The Kemba/Hendo/MKG/Cody/Biz line-up has also retained its level of pathetic Philly-like offense (offensive efficiency of 92.2) and out-of-this-world defense (88.7).
While Bismack repeatedly rejecting Spurs guards to the point that Pop expanded on this particular event by calling it humiliating for his players was a much more sexy defensive performance, I would like to highlight Cody Zeller’s perimeter defense against the Pelicans.
It’s a subject and part of Zeller’s game that I’ve been praising all season long, but I can’t get enough of it and it seems even more suitable to cover after this stretch of games. As previously mentioned, compounding Hendo’s or Mike’s ability to deny the middle with a big in Cody mobile enough to successfully hedge can cause the offense some real difficulties:
Also, note how good Kidd-Gilchrist can be at forcing the ball handler away from the middle by watching the second play of the montage. Tyreke Evans doesn’t exactly try to will himself past MKG at all costs, however, Mike’s unique ability of being able to get back in a defensive play, already mentioned in the last column, does alter his plans. He wasn’t in a position where he could timely ice the pick-n-roll (that is, step in front of the screen), like Hendo and Kemba do in the other plays, yet he still manages to stop Evans’s movement after having to react to it on-the-fly:
And this is stuff that matters when you play our style of defense where we try to keep action to the side-lines. When you fail at executing that against the likes of Spurs or Raptors, you get burnt:
Unlike, per example, the Cavaliers or Raptors, where in the pick-n-roll penetration to the middle is permitted and is met by a hedge, our next option is a no-no in a Thibodeau-ish defense as a perimeter player can decide to help out from the strong side, yet he will leave a possible shooter wide open.

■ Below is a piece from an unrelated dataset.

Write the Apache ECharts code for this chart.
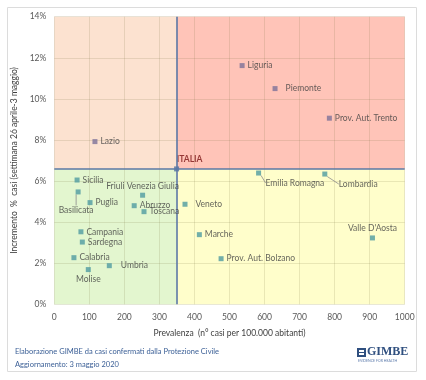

But, hey, the examples aren’t a form of criticism. We’ve been really good at executing this as of late (as well as last year, Hendo certainly is better at this than the often-wandering Lance Stephenson) and these are basically the only examples I could scribble down while charting our games against the Raps and the Spurs.
The Return of Al Jefferson
Obviously, I can’t talk about the previous subject without acknowledging that Al Jefferson returned to action during our last game.
I almost feel like the larger conversation here is unnecessary. We’ve seen the team without Al and we’ve seen it with him on the court. The offensive boost will be there with Jefferson starting, yet it’s easy to understand what will happen on the defensive end.
Thing is that I don’t see coach Clifford committing any more considerable minutes to Biyombo, even after this successful stint of games. “Jefferson brought play-off basketball back to Charlotte” and “we can’t score without running the offense through Al” are the narratives at work in this franchise and any considerable rotational change concerning the two centers would surprise me.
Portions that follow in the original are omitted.